Gestern (24.06) besuchte Bundestagsvizepräsident Thomas Oppermann die Deutsche Minderheit in Oppeln, und zwar im Rahmen seiner viertägigen Reise nach Schlesien. Dabei informierte er sich über die allgemeine Lage der Volksgruppe sowie aktuelle Probleme und Herausforderungen.
Nachdem in den Tagen zuvor Thomas Oppermann Liegnitz und Breslau besucht und dort Gespräche mit Vertretern der Stadt und der Selbstverwaltung der Woiwodschaft geführt hat, war gestern Oppeln an der Reihe. Dort informierte er sich vor Ort über das entstehende Dokumentations- und Ausstellungszentrum der Deutschen Minderheit, dessen Sitz in der Szpitalnastr. gerade umgebaut wird. Auch ein Besuch in der deutsch-polnischen Eichendorffbibliothek stand auf dem Programm. Beim anschließenden Gespräch mit Vertretern der deutschen Minderheit im Verband deutscher Gesellschaften erfuhr Oppermann mehr über die Arbeit der Organisationen. „Es ist sehr wichtig, dass die deutschen Politiker, wenn sie über die deutsche Minderheit sprechen, auch eigene Erfahrungen aus der Begegnung mit uns in die Diskussion einbringen können. Nun nach dem Besuch hat Herr Oppermann einen kleinen Einblick bekommen, wie die Minderheit funktioniert und wie sie ist“, sagt Bernard Gaida.
An dem Gespräch nahmen Vertreter unterschiedlicher Organisationen der deutschen Minderheit teil. Neben dem VdG waren die beiden größten Regionalorganisationen in der Oppelner Region und der Woiwodschaft Schlesien vertreten, auch ein Vertreter der Jugend nahm an dem Treffen teil. In der Diskussion wurde dabei u.a. über den Deutschunterricht in den letzten beiden Grundschulklassen gesprochen, der nun nicht mehr gleichzeitig als Minderheiten- und Fremdsprache unterrichtet werden darf. Ein anderes Problem waren zweisprachige Ortsschilder, die in einigen Gemeinden vom Ministerium immer noch nicht genehmigt wurden, obwohl die Kommunen alle Vorgaben erfüllt haben.
Bernard Gaida unterstrich auch ein generelles Problem der polnischen Minderheitenpolitik, die auf Symmetrie pocht. Vertreter der Regierung meinen, der Minderheit können keine neuen Rechte gewährt werden, solange die deutsche Seite der Polonia keine wesentlichen Zugeständnisse macht.
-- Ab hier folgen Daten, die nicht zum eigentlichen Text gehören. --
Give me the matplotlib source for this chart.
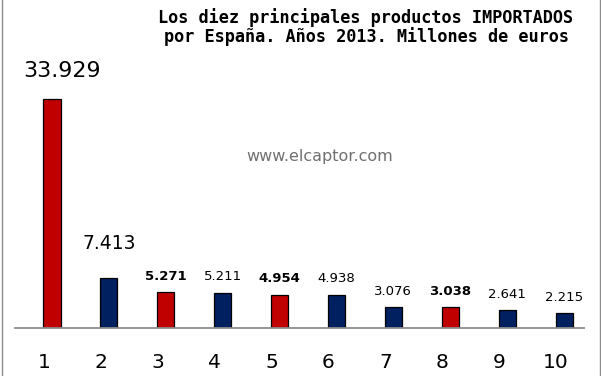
import matplotlib

matplotlib.use("Agg")

import matplotlib.pyplot as plt
import matplotlib.transforms as mtransforms
from matplotlib.lines import Line2D

# Top 10 products imported by Spain, 2013 (million euros)
ranks = ["1", "2", "3", "4", "5", "6", "7", "8", "9", "10"]
values = [33.929, 7.413, 5.271, 5.211, 4.954, 4.938, 3.076, 3.038, 2.641, 2.215]
value_labels = ["33.929", "7.413", "5.271", "5.211", "4.954", "4.938",
                "3.076", "3.038", "2.641", "2.215"]
highlighted = [True, False, True, False, True, False, False, True, False, False]

RED = "#c00000"
NAVY = "#002060"

W, H, DPI = 601, 376, 100
fig = plt.figure(figsize=(W / DPI, H / DPI), dpi=DPI)
fig.patch.set_facecolor("white")

ax = fig.add_axes([15 / W, 48 / H, 569 / W, 268 / H])
x = list(range(1, len(values) + 1))
colors = [RED if h else NAVY for h in highlighted]
ax.bar(x, values, width=0.3, color=colors, edgecolor="black", linewidth=0.9, zorder=2)

ax.set_xlim(0.35, 10.35)
ax.set_ylim(0, 39.7)

# value labels: first two are big, the highlighted small ones are bold
for i, (xi, v, lab) in enumerate(zip(x, values, value_labels)):
    dx = 0
    if i == 0:
        size, weight, off, dx = 16, "normal", 20, 7
    elif i == 1:
        size, weight, off = 13.5, "normal", 25
    else:
        size, weight, off = 9.5, "bold" if highlighted[i] else "normal", 11.5
    ax.annotate(lab, (xi, v), xytext=(dx, off), textcoords="offset points",
                ha="center", va="center", fontsize=size, fontweight=weight,
                color="black")

ax.set_xticks(x)
ax.set_xticklabels(ranks, fontsize=14.5)
ax.tick_params(axis="x", length=0, pad=18)
# category labels sit a little left of their bars in the original
shift = mtransforms.ScaledTranslation(-8 / DPI, 0, fig.dpi_scale_trans)
for lbl in ax.get_xticklabels():
    lbl.set_transform(lbl.get_transform() + shift)
ax.set_yticks([])
for side in ("top", "right", "left"):
    ax.spines[side].set_visible(False)
ax.spines["bottom"].set_color("#8c8c8c")
ax.spines["bottom"].set_linewidth(1.3)

fig.text(366 / W, 1 - 18 / H, "Los diez principales productos IMPORTADOS",
         ha="center", va="center", fontsize=12.2, fontweight="bold",
         family="DejaVu Sans Mono")
fig.text(366 / W, 1 - 37 / H, "por España. Años 2013. Millones de euros",
         ha="center", va="center", fontsize=12.2, fontweight="bold",
         family="DejaVu Sans Mono")

fig.text(320 / W, 1 - 156 / H, "www.elcaptor.com", ha="center", va="center",
         fontsize=11.5, color="#707070")

# thin grey frame on the sides
fig.add_artist(Line2D([1.5 / W, 1.5 / W], [0, 1], color="#8c8c8c", linewidth=1))
fig.add_artist(Line2D([599.5 / W, 599.5 / W], [0, 1], color="#8c8c8c", linewidth=1))

fig.savefig("out.png", dpi=DPI)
Thomas Oppermann kritisierte eine solche Haltung und sagte, man könne die Polonia, die heute vor allem aus Einwanderern bestehe nicht mit einer alteingesessenen Minderheit vergleichen.
Einen besonderen Akzent legte die deutsche Minderheit aber auf der Präsentation der neuen Initiativen, die möglich wurden dank zusätzlichen Mitteln, die auf Beschluss des Bundestages gewährt wurden. Dabei handelt es sich u.a. um die Sprachprojekte Lernraum.pl und Deutsch AG sowie die Entstehung des Dokumentations- und Ausstellungszentrums sowie des Forschungszentrums der deutschen Minderheit. „Ich bin der Meinung, dass es Sinn macht, dem Vizepräsidenten des Bundestages zu zeigen, wie diese Projekte derzeit umgesetzt werden. Aber wir formulierten auch die Sorge um die zukünftige Finanzierung der Projekte, damit sich diese auch weiterentwickeln können“, sagt Bernard Gaida.
Für Thomas Oppermann war es die erste Reise nach Schlesien und er zeigte sich positiv überrascht über den Umfang der Aktivitäten der hier lebenden Deutschen.
„Ich sehe hier eine deutsche Minderheit, die tief verwurzelt ist in der Region, die das moderne Polen bereichert und die eine sehr konstruktive Rolle in der polnischen Gesellschaft spielt. Wir werden diese Minderheit als Bundestag weiter unterstützen. Ich habe gesehen, dass hier ein Dokumentations- und Ausstellungszentrum entsteht, auch mit Unterstützung des Deutschen Bundestages. Dieses Zentrum muss mit Leben gefüllt werden, dafür muss in der nächsten Zeit gearbeitet werden“, sagte Oppermann.
Neben Gesprächen mit der Minderheit traf sich der Bundestagsvizepräsident mit dem Oppelner Marschall Andrzej Buła und dem Sejmikvorsitzenden Rafał Bartek. Am Nachmittag folgte ein Besuch in Groß Stein und ein Gespräch mit Erzbischof Alfons Nossol.